(Stored entries)

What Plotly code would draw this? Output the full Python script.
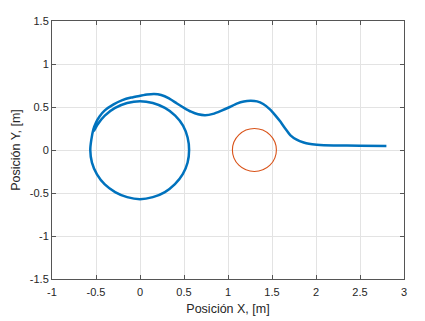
import plotly.graph_objects as go

# Trajectory: approach from the right, then loop around the circle near the origin
path_x = [2.80, 2.50, 2.20, 2.01, 1.92, 1.86, 1.78, 1.71, 1.65, 1.595, 1.54, 1.48, 1.40, 1.33, 1.26, 1.18, 1.10, 1.02, 0.92, 0.83, 0.74, 0.66, 0.58, 0.50, 0.42, 0.33, 0.24, 0.16, 0.08, 0.0, -0.10, -0.20, -0.30, -0.40, -0.46, -0.50, -0.53]
path_y = [0.047, 0.050, 0.053, 0.062, 0.072, 0.087, 0.12, 0.17, 0.25, 0.33, 0.40, 0.47, 0.535, 0.565, 0.572, 0.565, 0.54, 0.50, 0.455, 0.42, 0.405, 0.415, 0.445, 0.49, 0.54, 0.60, 0.64, 0.652, 0.645, 0.63, 0.61, 0.58, 0.53, 0.46, 0.39, 0.32, 0.24]
loop_x = [-0.553, -0.565, -0.546, -0.489, -0.400, -0.283, -0.146, 0.0, 0.146, 0.283, 0.397, 0.486, 0.541, 0.558, 0.541, 0.489, 0.400, 0.283, 0.146, 0.0, -0.146, -0.283, -0.400, -0.480, -0.525]
loop_y = [0.12, 0.0, -0.146, -0.283, -0.400, -0.489, -0.548, -0.572, -0.548, -0.489, -0.397, -0.281, -0.145, 0.0, 0.145, 0.283, 0.400, 0.489, 0.546, 0.568, 0.546, 0.489, 0.400, 0.300, 0.22]

# Obstacle circle
obs_cx = 1.30
obs_cy = 0.0
obs_r = 0.25

x_ticks = [-1, -0.5, 0, 0.5, 1, 1.5, 2, 2.5, 3]
x_labels = ["-1", "-0.5", "0", "0.5", "1", "1.5", "2", "2.5", "3"]
y_ticks = [-1.5, -1, -0.5, 0, 0.5, 1, 1.5]
y_labels = ["-1.5", "-1", "-0.5", "0", "0.5", "1", "1.5"]

FONT = "Liberation Sans, Arial"

fig = go.Figure()
fig.add_trace(go.Scatter(x=path_x + loop_x, y=path_y + loop_y, mode="lines",
                         line=dict(color="#0072BD", width=2.5, shape="spline", smoothing=0.5),
                         showlegend=False, hoverinfo="skip"))
fig.add_shape(type="circle", xref="x", yref="y",
              x0=obs_cx - obs_r, x1=obs_cx + obs_r, y0=obs_cy - obs_r, y1=obs_cy + obs_r,
              line=dict(color="#D95319", width=1.1))

axis_common = dict(showgrid=True, gridcolor="#e3e3e3", gridwidth=1, zeroline=False,
                   showline=True, linecolor="#555555", linewidth=1, mirror="ticks",
                   ticks="inside", ticklen=4, tickcolor="#555555",
                   tickfont=dict(family=FONT, size=11, color="#262626"))
fig.update_xaxes(range=[-1, 3], tickvals=x_ticks, ticktext=x_labels, ticklabelstandoff=3,
                 title=dict(text="Posición X, [m]", font=dict(family=FONT, size=12.5, color="#262626"), standoff=7),
                 **axis_common)
fig.update_yaxes(range=[-1.5, 1.5], tickvals=y_ticks, ticktext=y_labels,
                 title=dict(text="Posición Y, [m]", font=dict(family=FONT, size=12.5, color="#262626"), standoff=6),
                 **axis_common)
fig.update_layout(width=417, height=313, margin=dict(l=43, r=21, t=7, b=41),
                  plot_bgcolor="white", paper_bgcolor="white")
fig.write_html("out.html")
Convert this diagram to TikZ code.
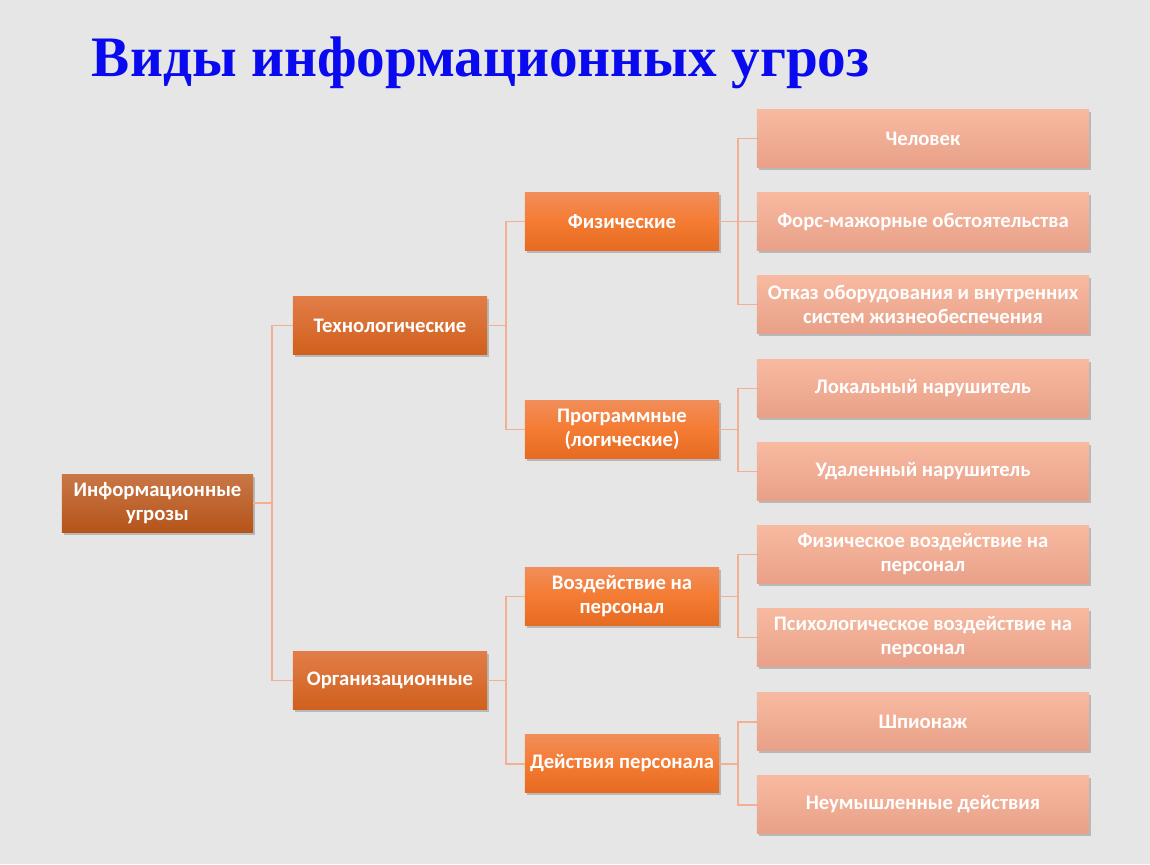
\documentclass[tikz,border=0pt]{standalone}
\usepackage{fontspec}
\setmainfont{Carlito}
\newfontfamily\titlefont{Liberation Serif}
\usetikzlibrary{shadows}

\definecolor{bgcol}{HTML}{E6E6E6}
\definecolor{linkcol}{HTML}{F4AE92}
\definecolor{titleblue}{HTML}{0A0AF0}
\definecolor{roottop}{HTML}{C97746}
\definecolor{rootbot}{HTML}{B5541A}
\definecolor{lvltwotop}{HTML}{E27D48}
\definecolor{lvltwobot}{HTML}{D0601C}
\definecolor{lvlthreetop}{HTML}{F18E5A}
\definecolor{lvlthreemid}{HTML}{F47B32}
\definecolor{lvlthreebot}{HTML}{E66A22}
\definecolor{lvlfourtop}{HTML}{F7BAA0}
\definecolor{lvlfourbot}{HTML}{E9A089}

\newcommand{\boxfont}{\bfseries\fontsize{14.7}{17}\selectfont}

\begin{document}
\begin{tikzpicture}[x=0.025cm,y=-0.025cm]

\tikzset{%
every box/.style={
rectangle,
draw=none,
text=white,
font=\boxfont,
align=center,
inner sep=2pt,
drop shadow={shadow xshift=1.2pt,shadow yshift=-1.8pt,opacity=0.45}
},
box root/.style={
minimum width=4.78cm, minimum height=1.45cm,
top color=roottop, bottom color=rootbot
},
box tech/.style={
minimum width=4.85cm, minimum height=1.47cm,
top color=lvltwotop, bottom color=lvltwobot
},
box kind/.style={
minimum width=4.85cm, minimum height=1.47cm,
top color=lvlthreetop, bottom color=lvlthreebot, middle color=lvlthreemid
},
box leaf/.style={
minimum width=8.3cm, minimum height=1.43cm,
top color=lvlfourtop, bottom color=lvlfourbot
},
leaf text/.style={font=\boxfont, text=white, align=center},
link/.style={draw=linkcol, line width=1.4pt}
}

% Background and title
\fill[bgcol] (0,0) rectangle (1150,864);
\node[anchor=west, text=titleblue, font=\titlefont\bfseries\fontsize{40.7}{44}\selectfont] (title) at (87,63) {Виды информационных угроз};

% Root
\node [every box/.try, box root/.try] (info) at (157.5,503) {Информационные\\угрозы};

% Second level
\node [every box/.try, box tech/.try] (tech) at (390,325.5) {Технологические};
\node [every box/.try, box tech/.try] (org) at (390,680.5) {Организационные};

% Third level
\node [every box/.try, box kind/.try] (fiz) at (622,221.5) {Физические};
\node [every box/.try, box kind/.try] (prog) at (622,429.5) {Программные\\(логические)};
\node [every box/.try, box kind/.try] (vozd) at (622,596.5) {Воздействие на\\персонал};
\node [every box/.try, box kind/.try] (deist) at (622,763.5) {Действия персонала};

% Leaves
\foreach \m/\t in {leaf-1/138.5, leaf-2/221.5, leaf-3/304.5, leaf-4/388.5, leaf-5/471.5, leaf-6/554.5, leaf-7/637.5, leaf-8/721.5, leaf-9/804.5}
\node [every box/.try, box leaf/.try] (\m) at (923,\t) {};

\node at (leaf-1) [leaf text] (txt-1) {Человек};
\node at (leaf-2) [leaf text] (txt-2) {Форс-мажорные обстоятельства};
\node at (leaf-3) [leaf text] (txt-3) {Отказ оборудования и внутренних\\систем жизнеобеспечения};
\node at (leaf-4) [leaf text] (txt-4) {Локальный нарушитель};
\node at (leaf-5) [leaf text] (txt-5) {Удаленный нарушитель};
\node at (leaf-6) [leaf text] (txt-6) {Физическое воздействие на\\персонал};
\node at (leaf-7) [leaf text] (txt-7) {Психологическое воздействие на\\персонал};
\node at (leaf-8) [leaf text] (txt-8) {Шпионаж};
\node at (leaf-9) [leaf text] (txt-9) {Неумышленные действия};

% Connectors
\foreach \c in {tech,org}
\draw [link] (info.east) -- ++(19,0) |- (\c.west);
\foreach \c in {fiz,prog}
\draw [link] (tech.east) -- ++(19,0) |- (\c.west);
\foreach \c in {vozd,deist}
\draw [link] (org.east) -- ++(19,0) |- (\c.west);
\foreach \c in {1,2,3}
\draw [link] (fiz.east) -- ++(19,0) |- (leaf-\c.west);
\foreach \c in {4,5}
\draw [link] (prog.east) -- ++(19,0) |- (leaf-\c.west);
\foreach \c in {6,7}
\draw [link] (vozd.east) -- ++(19,0) |- (leaf-\c.west);
\foreach \c in {8,9}
\draw [link] (deist.east) -- ++(19,0) |- (leaf-\c.west);

\end{tikzpicture}
\end{document}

**Task requirements**
Make an exact copy of the lines from the top of the material through the line with "import plotly.graph_objects as go", pictures excluded.

**Result for this task**
What Plotly code would draw this? Output the full Python script.
import plotly.graph_objects as go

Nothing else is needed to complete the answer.